Although the amount is a fraction of the more than $24 billion Congress appropriated for nuclear forces at the department this year, the funding shift appears to contradict repeated statements from Pentagon officials that nuclear weapons are the Pentagon’s top priority.
Ellen Lord, the Pentagon’s top acquisition official, told Congress on May 1 that “[t]hree secretaries of defense have called nuclear deterrence the [Defense Department's] number one priority. It's very clear.”
The May 9 reprogramming transfers $24.3 million, out of an appropriation of $125 million, from the Minuteman III intercontinental ballistic missile Launch Control Block Upgrade program. A document outlining the details of reprogramming states that funds are available due to a “slip in the production schedule for” the program.
The reprogramming also transfers $29.6 million, out of an appropriation of $47.6 million, for sustaining the nuclear air-launched cruise missile (ALCM). According to the department, money is “available due to contract savings” and “lack of executable requirements.”
The Air Force has initiated programs to replace the Minuteman III and the ALCM with a new fleet of missiles.
The transfers are part of a larger $1.5 billion reprogramming of appropriated department funds for the wall and come on top of shifts of $1 billion in funding from Army personnel accounts and $3.6 billion in funding for military construction projections that the Pentagon is repurposing for the wall.
In addition to transferring money from the two nuclear missile projects, the Pentagon also intends to shift $251 million from the Chemical Agent and Munitions Destruction program, a long-running effort to destroy the U.S. chemical weapons stockpile. Congress provided the department with $887 million for chemical destruction in fiscal year 2019.
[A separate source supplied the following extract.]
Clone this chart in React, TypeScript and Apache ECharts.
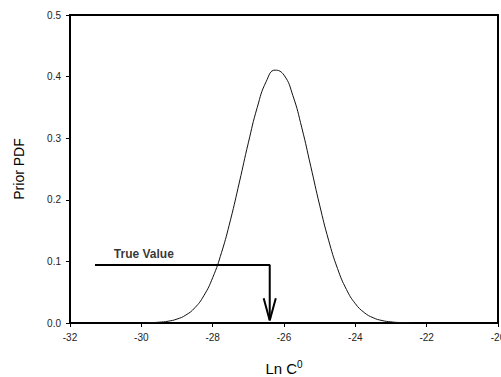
import React, { useEffect, useRef } from "react";
import * as echarts from "echarts";

// Prior PDF curve: [Ln C0, PDF]
const curveX = [
  -29.85, -29.75, -29.5, -29.25, -29.0, -28.75, -28.5, -28.25, -28.0, -27.75,
  -27.5, -27.25, -27.0, -26.75, -26.5, -26.25, -26.0, -25.75, -25.5, -25.25,
  -25.0, -24.75, -24.5, -24.25, -24.0, -23.75, -23.5, -23.25, -23.0, -22.75,
  -22.4,
];
const curveY = [
  0.0, 0.0005, 0.0013, 0.0029, 0.0064, 0.013, 0.0247, 0.0441, 0.0735, 0.1147,
  0.1674, 0.2288, 0.2925, 0.35, 0.3918, 0.4105, 0.4024, 0.369, 0.3168, 0.2544,
  0.1912, 0.1345, 0.0885, 0.0545, 0.0314, 0.0169, 0.0085, 0.004, 0.0018, 0.0007,
  0.0,
];

// "True Value" pointer
const pointerX = [-31.3, -26.4, -26.4];
const pointerY = [0.094, 0.094, 0.005];
const arrowHeadX = [-26.57, -26.4, -26.23];
const arrowHeadY = [0.04, 0.004, 0.04];
const labelPos = [-29.93, 0.112];
const labelText = "True Value";

const xTicks = { min: -32, max: -20, interval: 2 };
const yTicks = { min: 0, max: 0.5, interval: 0.1 };

const FONT = "Liberation Sans, Arial, sans-serif";

export default function App() {
  const ref = useRef<HTMLDivElement>(null);
  useEffect(() => {
    if (!ref.current) return;
    const chart = echarts.init(ref.current, undefined, { renderer: "svg" });
    const curve = curveX.map((x, i) => [x, curveY[i]]);
    const pointer = pointerX.map((x, i) => [x, pointerY[i]]);
    const head = arrowHeadX.map((x, i) => [x, arrowHeadY[i]]);
    chart.setOption({
      animation: false,
      backgroundColor: "#ffffff",
      grid: {
        left: 70,
        top: 15,
        right: 3,
        bottom: 54,
        outerBoundsMode: "none",
        containLabel: false,
        show: true,
        borderColor: "#000",
        borderWidth: 2,
        backgroundColor: "transparent",
      },
      xAxis: {
        type: "value",
        min: xTicks.min,
        max: xTicks.max,
        interval: xTicks.interval,
        name: "{a|Ln C}{s|0}",
        nameLocation: "middle",
        nameGap: 36,
        nameTextStyle: {
          rich: {
            a: { fontFamily: FONT, fontSize: 15, color: "#000" },
            s: { fontFamily: FONT, fontSize: 10, color: "#000", verticalAlign: "top", padding: [0, 0, 8, 0] },
          },
        },
        axisLine: { show: true, lineStyle: { color: "#000", width: 2 } },
        axisTick: { show: true, inside: false, length: 4, lineStyle: { color: "#000", width: 1 } },
        axisLabel: { fontFamily: FONT, fontSize: 10, color: "#222", margin: 9 },
        splitLine: { show: false },
      },
      yAxis: {
        type: "value",
        min: yTicks.min,
        max: yTicks.max,
        interval: yTicks.interval,
        name: "Prior PDF",
        nameLocation: "middle",
        nameGap: 44,
        nameTextStyle: { fontFamily: FONT, fontSize: 14, color: "#000" },
        axisLine: { show: true, lineStyle: { color: "#000", width: 2 } },
        axisTick: { show: true, inside: false, length: 4, lineStyle: { color: "#000", width: 1 } },
        axisLabel: {
          fontFamily: FONT,
          fontSize: 10,
          color: "#222",
          margin: 9,
          formatter: (v: number) => v.toFixed(1),
        },
        splitLine: { show: false },
      },
      series: [
        {
          type: "line",
          data: curve,
          smooth: true,
          showSymbol: false,
          lineStyle: { color: "#111", width: 1 },
        },
        {
          type: "line",
          data: pointer,
          showSymbol: false,
          lineStyle: { color: "#000", width: 2 },
        },
        {
          type: "line",
          data: head,
          showSymbol: false,
          lineStyle: { color: "#000", width: 2 },
        },
        {
          type: "scatter",
          data: [labelPos],
          symbolSize: 0,
          label: {
            show: true,
            position: "inside",
            formatter: labelText,
            fontFamily: FONT,
            fontSize: 12,
            fontWeight: "bold",
            color: "#000",
          },
        },
      ],
    });
    return () => chart.dispose();
  }, []);
  return (
    <div
      ref={ref}
      style={{ position: "fixed", left: 0, top: 0, width: 501, height: 377, background: "#fff" }}
    />
  );
}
The reprogramming document states that money is “available due to unexpected prior year funding plus current
year appropriation that was found to be more than sufficient to cover the…program[’]s funding needs.”
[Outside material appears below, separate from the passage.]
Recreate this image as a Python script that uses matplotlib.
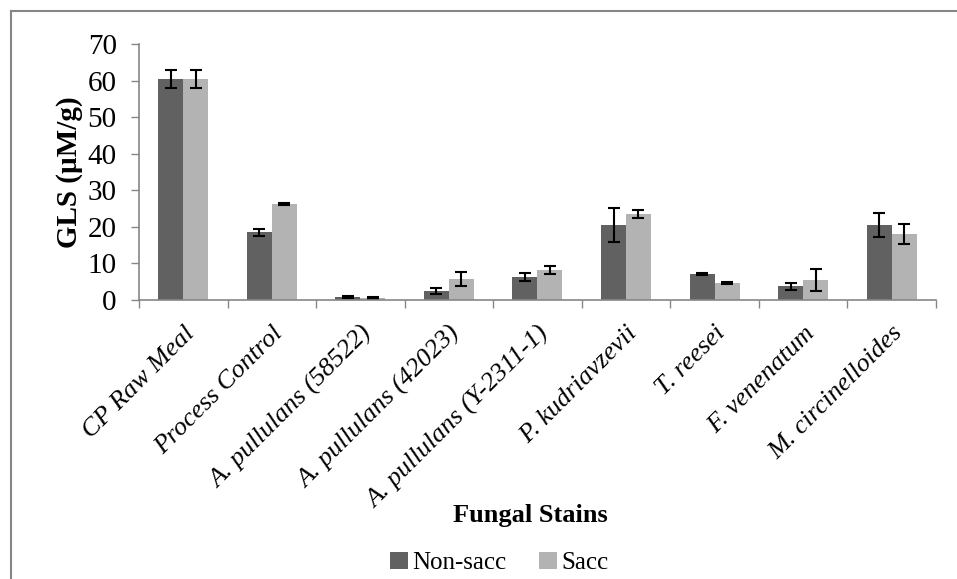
import matplotlib.pyplot as plt
import numpy as np
from matplotlib.patches import Patch
from matplotlib.lines import Line2D

plt.rcParams['font.family'] = ['Liberation Serif', 'DejaVu Serif']

strains = ["CP Raw Meal", "Process Control", "A. pullulans (58522)",
           "A. pullulans (42023)", "A. pullulans (Y-2311-1)", "P. kudriavzevii",
           "T. reesei", "F. venenatum", "M. circinelloides"]
non_sacc = [60.5, 18.5, 0.8, 2.5, 6.3, 20.5, 7.1, 3.8, 20.5]
non_sacc_err = [2.5, 1.0, 0.2, 0.9, 1.1, 4.7, 0.2, 0.95, 3.4]
sacc = [60.5, 26.2, 0.6, 5.7, 8.1, 23.5, 4.6, 5.5, 18.1]
sacc_err = [2.5, 0.2, 0.2, 1.9, 1.1, 1.2, 0.2, 3.0, 2.8]

dark = "#616161"
light = "#b3b3b3"
grey = "#868686"

fig = plt.figure(figsize=(9.57, 5.79), dpi=100)
ax = fig.add_axes([0.1452, 0.4819, 0.978 - 0.1452, 0.924 - 0.4819])

x = np.arange(len(strains))
w = 0.282
ekw = dict(ecolor="black", elinewidth=1.5, capsize=4, capthick=1.5)
ax.bar(x - w / 2, non_sacc, w, color=dark, yerr=non_sacc_err, error_kw=ekw)
ax.bar(x + w / 2, sacc, w, color=light, yerr=sacc_err, error_kw=ekw)

ax.set_xlim(-0.5, len(strains) - 0.5)
ax.set_ylim(0, 70)
ax.set_yticks(range(0, 71, 10))
ax.tick_params(axis="y", labelsize=21, direction="out", length=6, color=grey, width=1, pad=10)

ax.set_xticks(np.arange(-0.5, len(strains), 1.0))
ax.set_xticklabels([])
ax.tick_params(axis="x", which="major", direction="out", length=6, color=grey, width=1)
ax.set_xticks(x, minor=True)
ax.set_xticklabels(strains, minor=True, rotation=45, ha="right",
                   rotation_mode="anchor", fontsize=19, style="italic")
ax.tick_params(axis="x", which="minor", length=0, pad=16)

for s in ["top", "right"]:
    ax.spines[s].set_visible(False)
for s in ["left", "bottom"]:
    ax.spines[s].set_color(grey)
    ax.spines[s].set_linewidth(1.2)

ax.set_ylabel("GLS (\u00b5M/g)", fontsize=21, fontweight="bold", labelpad=3)

fig.text(0.554, 0.11, "Fungal Stains", ha="center", va="center",
         fontsize=19, fontweight="bold")

handles = [Patch(facecolor=dark, label="Non-sacc"), Patch(facecolor=light, label="Sacc")]
fig.legend(handles=handles, loc="center", bbox_to_anchor=(0.522, 0.028), ncol=2,
           frameon=False, fontsize=18, handlelength=0.7, handleheight=0.7,
           handletextpad=0.2, columnspacing=1.3, borderpad=0)

# outer chart frame (cut off at right and bottom)
fig.add_artist(Line2D([10.5 / 957, 1.0], [1 - 10.5 / 579] * 2,
                      transform=fig.transFigure, color=grey, lw=1.5))
fig.add_artist(Line2D([10.5 / 957] * 2, [0, 1 - 10.5 / 579],
                      transform=fig.transFigure, color=grey, lw=1.5))

fig.savefig("out.png", dpi=100)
The United States has been destroying its declared arsenal of 28,000 metric tons of chemical agents, second in size to Russia’s, since the 1990s. It has destroyed about 90 percent and is scheduled to complete destruction by 2023. The United States, which has completed destruction of five of its stockpiles, currently operates a chemical weapons destruction facility in Colorado and plans to open one in Kentucky in a few years. (See ACT, November 2017.)
According to the Pentagon, the transfer of funds “does not inhibit the ability to pursue efforts/technologies to accelerate the destruction of the remaining U.S. chemical weapons stockpile.”